Be flexible with mandates and open to partnerships. That may mean convincing clients to accept deviations from frontier/emerging benchmarks, creating custom benchmarks or partnering with Latin American or Asian managers to deliver global country mandates. Absolute-return, multi-asset mandates are another possibility – being benchmark-agnostic.

Press regulators and governments for changes to improve the shareholder experience. The paper advocates active lobbying to loosen capital controls and raise market infrastructure standards. This is an area in which Citi plays an active role.

Encourage best practice in corporate governance. Companies controlled largely by governments or wealthy families may not exhibit best governance practices. Investors should encourage corporate management to make changes as a precondition to initial or subsequent investment, says the paper.

Pursue a retail strategy to build assets under management and establish a track record. Given the concerns that many institutions have regarding Middle East investments, asset managers could find it easier to sell through private bankers and financial advisers working with clients open to new ideas and less concerned with headline risks. A similar strategy, says the paper, could include working with funds of funds, multi-managers and sub-advisory partners.

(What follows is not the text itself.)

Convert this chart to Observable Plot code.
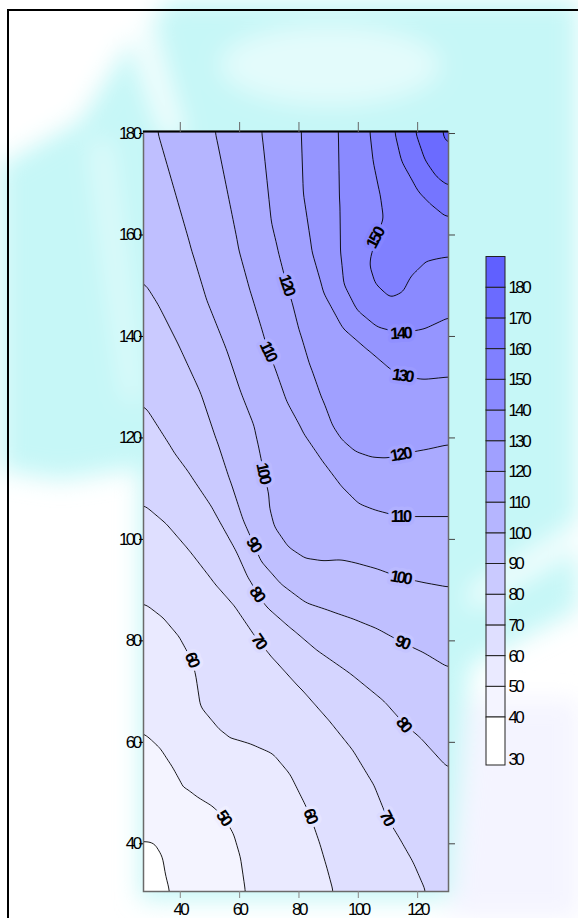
<!DOCTYPE html>
<html><head><meta charset="utf-8">
<script src="https://cdn.jsdelivr.net/npm/d3@7"></script>
<script src="https://cdn.jsdelivr.net/npm/@observablehq/plot@0.6"></script>
<style>
html,body{margin:0;padding:0;}
body{width:578px;height:918px;overflow:hidden;position:relative;background:#fff;font-family:"Liberation Sans",Arial,sans-serif;}
#bg{position:absolute;left:0;top:0;}
#frame{position:absolute;left:7px;top:9px;width:620px;height:980px;border:2px solid #000;box-sizing:border-box;}
#chart{position:absolute;left:0;top:0;}
#legend{position:absolute;left:480px;top:250px;}
#legend2{position:absolute;left:480px;top:717px;}
svg text{letter-spacing:-2.6px;}
</style></head><body>
<svg id="bg" width="578" height="918">
<defs><filter id="bl" x="-30%" y="-30%" width="160%" height="160%"><feGaussianBlur stdDeviation="12"/></filter></defs>
<rect width="578" height="918" fill="#ffffff"/>
<g filter="url(#bl)">
<path d="M0,165 L80,120 L130,40 L170,0 L578,0 L578,610 L470,665 L450,900 L140,900 L140,468 L60,480 L0,470 Z" fill="#c6f7f7"/>
<path d="M0,0 L150,0 L120,50 L70,120 L0,150 Z" fill="#ffffff"/>
<path d="M120,10 C135,60 150,100 165,140 L185,135 C170,90 160,50 150,5 Z" fill="#ffffff" opacity="0.8"/>
<path d="M90,140 C100,220 110,300 125,400 L140,400 C130,300 120,220 110,140 Z" fill="#ffffff" opacity="0.45"/>
<ellipse cx="330" cy="65" rx="110" ry="40" fill="#ffffff" opacity="0.5"/>
<path d="M578,520 L470,590 L470,610 L578,550 Z" fill="#ffffff" opacity="0.8"/>
<path d="M578,700 L470,700 L450,918 L578,918 Z" fill="#f4f4ff"/>
</g>
</svg>
<div id="frame"></div>
<div id="chart"></div>
<div id="legend"></div>
<div id="legend2"></div>
<script>
// ---- axes / scales ----
const xDomain = [27.6, 130.4];
const yDomain = [30.6, 180.4];
const xTicks = [40, 60, 80, 100, 120];
const yTicks = [40, 60, 80, 100, 120, 140, 160, 180];
const bandThresholds = [30, 40, 50, 60, 70, 80, 90, 100, 110, 120, 130, 140, 150, 160, 170, 180];
const lineLevels = [40, 50, 60, 70, 80, 90, 100, 110, 120, 130, 140, 150, 160, 170, 180];
const legendTicks = [30, 40, 50, 60, 70, 80, 90, 100, 110, 120, 130, 140, 150, 160, 170, 180];

// ---- contour lines: [x, y] on each level ----
const c40 = [[27.6,40.6],[29.9,41.3],[32.7,40.6],[33.8,38.0],[34.9,34.1],[36.4,30.6]];
const c50 = [[27.6,62.0],[33.2,59.0],[36.0,56.4],[38.9,50.2],[42.2,49.5],[46.7,49.8],[51.2,48.2],[54.6,45.2],[57.9,42.0],[60.2,37.4],[61.9,30.6]];
const c60 = [[27.6,87.6],[35.5,85.3],[41.1,81.4],[43.9,76.4],[45.0,73.5],[46.7,66.9],[51.2,61.7],[55.7,59.4],[64.7,59.4],[71.4,57.7],[77.0,53.8],[81.5,48.5],[83.8,45.6],[87.1,40.0],[89.4,35.4],[91.6,30.6]];
const c70 = [[27.6,107.0],[35.5,103.1],[43.3,97.8],[51.1,91.9],[59.1,86.6],[66.3,80.4],[71.3,76.8],[80.4,70.9],[89.4,64.9],[98.3,58.4],[105.0,51.9],[109.6,45.2],[114.4,40.6],[118.8,36.1],[122.9,30.6]];
const c80 = [[27.6,126.7],[37.6,117.5],[43.3,113.0],[51.1,106.2],[59.1,97.8],[63.6,91.9],[65.8,89.3],[69.2,86.6],[77.0,82.6],[86.0,78.1],[97.3,73.5],[108.4,68.2],[115.2,63.7],[120.9,60.9],[130.4,54.8]];
const c90 = [[27.6,151.0],[33.2,145.7],[40.0,137.8],[46.7,129.3],[52.3,119.5],[56.7,111.6],[61.1,103.7],[64.5,99.2],[66.8,95.8],[73.6,91.3],[82.7,87.3],[91.5,85.6],[99.5,84.0],[106.3,82.4],[114.7,79.7],[121.9,77.7],[130.4,74.7]];
const c100 = [[32.3,180.4],[43.9,156.9],[49.0,147.0],[55.7,137.2],[60.2,129.3],[64.6,122.8],[65.8,119.5],[68.0,113.2],[69.2,109.6],[69.6,106.2],[71.3,102.3],[75.9,98.4],[81.4,95.5],[87.1,95.7],[93.9,96.0],[99.5,95.3],[106.3,94.2],[114.1,92.5],[121.9,91.5],[130.4,90.6]];
const c110 = [[51.8,180.4],[59.9,156.9],[63.6,149.0],[68.0,140.5],[69.6,137.2],[72.0,133.8],[75.9,127.3],[81.4,121.4],[88.3,115.5],[95.0,110.3],[100.6,107.0],[106.3,105.7],[114.1,104.5],[122.0,104.5],[130.4,104.5]];
const c120 = [[67.5,180.4],[73.0,156.9],[74.7,153.0],[76.1,149.6],[77.6,147.0],[80.4,140.5],[83.8,133.8],[87.7,127.3],[91.1,122.0],[93.9,119.5],[98.4,117.2],[104.0,115.7],[109.6,115.9],[114.1,116.7],[122.0,117.6],[130.4,118.7]];
const c130 = [[80.8,180.4],[81.5,168.1],[84.4,156.9],[88.3,149.0],[95.0,141.8],[102.9,137.8],[110.7,133.9],[114.7,132.3],[122.0,131.6],[130.4,132.1]];
const c140 = [[93.3,180.4],[93.7,166.1],[93.9,156.9],[95.0,150.3],[99.5,145.1],[106.3,141.8],[114.1,140.6],[122.0,141.5],[130.4,143.8]];
const c150 = [[104.0,180.4],[105.1,174.6],[107.4,168.1],[108.5,163.5],[105.7,159.3],[103.8,155.6],[103.4,153.6],[105.1,150.3],[110.7,147.2],[115.2,148.4],[118.6,152.3],[122.0,155.9],[126.0,156.1],[130.4,155.9]];
const c160 = [[112.4,180.4],[114.7,174.6],[119.7,169.4],[125.3,166.1],[130.4,163.6]];
const c170 = [[119.1,180.4],[122.5,174.6],[126.4,171.3],[130.4,169.5]];
const c180 = [[128.6,180.4],[129.2,178.6],[130.4,177.9]];
// estimated values at the corners and inside the 150 pocket: [x, y, value]
const extraPoints = [[27.6,180.4,97.5],[27.6,30.6,36.5],[130.4,30.6,73],[130.4,180.4,183],
  [110.5,151.5,151.5],[108.0,156.0,152],[114.0,158.0,154],[120.0,160.0,156.5],[112.0,172.0,155.5],[125.0,160.0,157]];

// contour labels: level, position, angle
const labelLevels = [150,140,130,120,120,110,110,100,100,90,90,80,80,70,70,60,60,50];
const labelX = [105.7,114.1,114.7,75.9,114.1,69.6,114.1,68.0,114.1,64.7,114.7,65.8,115.2,66.4,109.6,43.9,83.8,54.6];
const labelY = [159.3,140.6,132.3,150.3,116.7,137.2,104.5,113.2,92.5,99.1,79.7,89.3,63.6,80.0,45.2,76.4,45.6,45.2];
const labelAngle = [-62,-3,8,72,-10,65,0,78,10,58,20,55,50,55,62,68,68,55];

// ---- build tables ----
const lines = [[40,c40],[50,c50],[60,c60],[70,c70],[80,c80],[90,c90],[100,c100],[110,c110],[120,c120],[130,c130],[140,c140],[150,c150],[160,c160],[170,c170],[180,c180]];
const pts = lines.flatMap(([v, c]) => c.map(([x, y]) => ({x, y, v})))
  .concat(extraPoints.map(([x, y, v]) => ({x, y, v})));
const labels = labelLevels.map((v, i) => ({v, x: labelX[i], y: labelY[i], a: labelAngle[i]}));

const colorRange = ["#ffffff", "#6060ff"];
const colorOpts = {type: "linear", domain: [30, 180], range: colorRange, interpolate: "rgb"};
const colorFn = d3.scaleLinear().domain([30, 180]).range(colorRange).interpolate(d3.interpolateRgb);

const font = '"Liberation Sans",Arial,sans-serif';

const chart = Plot.plot({
  width: 578, height: 918,
  marginLeft: 143, marginRight: 130, marginTop: 131, marginBottom: 27,
  style: {background: "transparent", fontFamily: font, fontSize: "16px", color: "#000", overflow: "visible"},
  x: {domain: xDomain, axis: null},
  y: {domain: yDomain, axis: null},
  color: colorOpts,
  marks: [
    Plot.contour(pts, {x: "x", y: "y", fill: "v", thresholds: bandThresholds, interpolate: "barycentric", blur: 3, pixelSize: 1, stroke: "none"}),
    Plot.contour(pts, {x: "x", y: "y", value: "v", thresholds: lineLevels, interpolate: "barycentric", blur: 3, pixelSize: 1, stroke: "#000", strokeWidth: 0.9, fill: "none"}),
    ...labels.map(d => Plot.text([d], {x: "x", y: "y", text: e => String(e.v), rotate: "a", fontSize: 16.5, fontWeight: "bold", fill: "#000", stroke: colorFn(d.v - 5), strokeWidth: 7, paintOrder: "stroke"})),
    Plot.frame({stroke: "#6a6a6a", strokeWidth: 1.5}),
    Plot.ruleY([yDomain[1]], {stroke: "#000", strokeWidth: 2}),
    Plot.axisX(xTicks, {anchor: "bottom", tickSize: 7, tickPadding: 4, stroke: "#888", fontSize: 17, label: null}),
    Plot.axisX(xTicks, {anchor: "top", tickSize: 10, stroke: "#666", tickFormat: () => "", label: null}),
    Plot.axisY(yTicks, {anchor: "left", tickSize: 4, tickPadding: 0, stroke: "#000", fontSize: 17, label: null}),
    Plot.axisY(yTicks, {anchor: "right", tickSize: 6, stroke: "#444", tickFormat: () => "", label: null})
  ]
});
document.getElementById("chart").appendChild(chart);

// legend: bands 40..190 on one scale, the lowest band (30-40) drawn taller as in the original
const bands = legendTicks.filter(v => v > 30).map(v => ({lo: v, hi: v + 10}));
const legendStyle = {background: "transparent", fontFamily: font, fontSize: "16px", color: "#000", overflow: "visible"};
const legend = Plot.plot({
  width: 70, height: 470, margin: 0,
  style: legendStyle,
  x: {domain: [0, 1], range: [6, 25], axis: null},
  y: {type: "linear", domain: [40, 190], range: [467, 6.5], axis: null},
  color: colorOpts,
  marks: [
    Plot.rect(bands, {x1: 0, x2: 1, y1: "lo", y2: "hi", fill: "lo", stroke: "#222", strokeWidth: 1}),
    Plot.text(legendTicks.filter(v => v > 30), {x: 1, y: d => d, text: d => String(d), textAnchor: "start", dx: 3, fontSize: 17})
  ]
});
document.getElementById("legend").appendChild(legend);
const legend2 = Plot.plot({
  width: 70, height: 50, margin: 0,
  style: legendStyle,
  x: {domain: [0, 1], range: [6, 25], axis: null},
  y: {type: "linear", domain: [30, 40], range: [48, 0], axis: null},
  color: colorOpts,
  marks: [
    Plot.rect([{lo: 30, hi: 40}], {x1: 0, x2: 1, y1: "lo", y2: "hi", fill: "lo", stroke: "#222", strokeWidth: 1}),
    Plot.text([30], {x: 1, y: d => d, text: d => String(d), textAnchor: "start", dx: 3, dy: -6, fontSize: 17})
  ]
});
document.getElementById("legend2").appendChild(legend2);
</script>
</body></html>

Focus on the long-term. Saudi Arabia is expected to open up to foreign investment over time. It is also conceivable that Qatar and Bahrain might seek to compete with Dubai as a financial centre – something that would encourage best practices in governance and market infrastructure. One asset manager comments: ‘We think Middle East strategies will be back in vogue when investors start to realise that the region is still growing and that the political upheaval is not changing their long-term potential.’

Investor acceptance will not change overnight. But, with appropriate messaging, flexible portfolio construction and openness to new distribution channels, Citi believes that Middle Eastern managers should be able to grow their businesses considerably in the medium term.